En 1939-1940, la débâcle entraîne le repli du gouvernement français à Bordeaux puis l’installation de l’Etat français à Vichy. La zon libre correspond en gros à l’Occitanie. La droite Maurassienne occitane pousse dans l’ombre du maréchal Pétain et quadrille le pays. La résistance s’organise. La tradition de lutte est un trait spécifique de ce qu’on pourrait appeler « la révolte des colonisés de l’intérieur ». A la grève des ventres de 1942 correspond en 1943 la résistance aux départs forcés vers l’Allemagne nazie des prétendus volontaires du STO. Peu à peu la majorité de la population est gagnée à l’esprit de rébellion. Au mois de juin 1944, le pont de Saint Julien de Cassagnas sautait ainsi que celui de Barrière en août de la même année. Notre village fournira à la résistance et au maquis un bon nombre de ses éléments. Impossible de les citer tous ici, rendons quand même hommage aux frères NOUVEL et en particulier à Gustave, atrocement et lâchement torturé à Alès, au fort Vauban.

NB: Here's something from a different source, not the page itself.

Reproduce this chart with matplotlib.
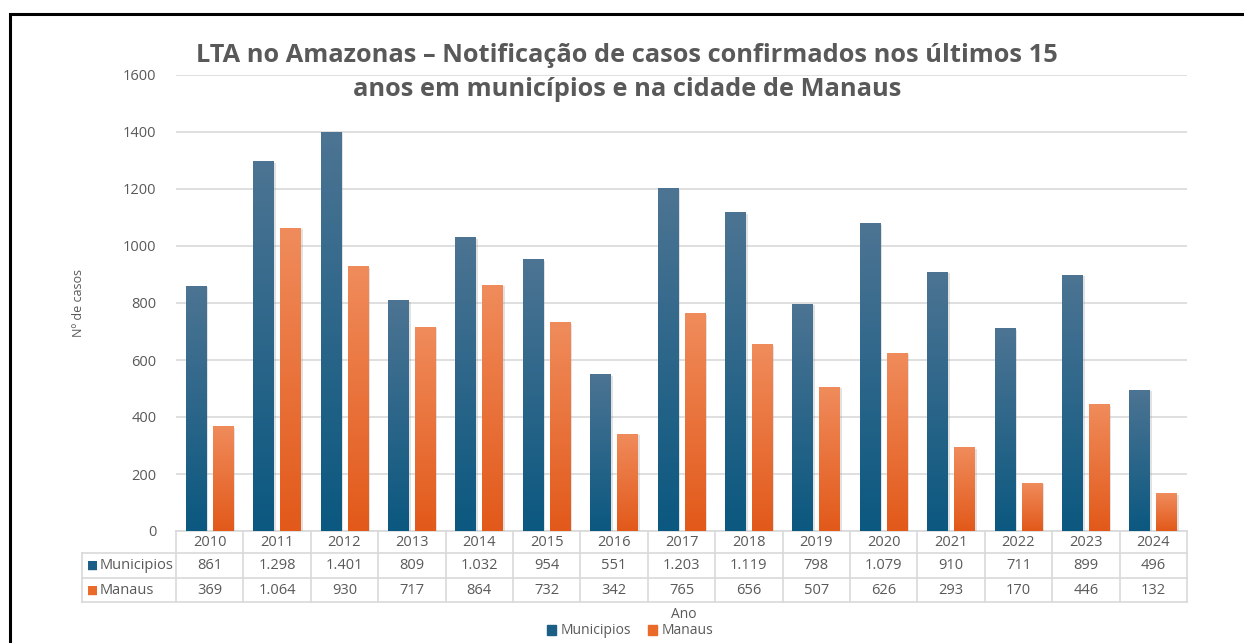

Les lendemains de la seconde guerre mondial, après le « retroussons nos manches » de la reconstruction, verront un lent et relatif déclin, confirmé par la crise qui s’annonce déjà à la fin des années 60 et qui éclate au grand jour en 1973-1974. Déclin marqué par l’exode, le ralentissement de l’activité économique générale avec la liquidation du bassin minier Cévenol, la désindustrialisation et la disparition de petites exploitations agricoles. Dans le bassin minier, la résistance à la politique anti ouvrière et d’intégration européenne fit des années 48 et 52 le moment des luttes les plus intenses : pendant des jours et des semaines tout le pays fut un véritable état de siège avec son train de répression parfois sanglante et mortelle. 1963, 1975 et les années 80 sont les étapes d’un grand tournant qui voit la liquidation de fait du charbon cévenol par le dynamitage du puits de Saint Florent, sans parler des autres eux aussi cassés ou noyés. De cette mémoire collective devait surgir la première bataille pour l’Adrecht, dernier bastion de la résistance à la liquidation d’un pan entier de notre économie.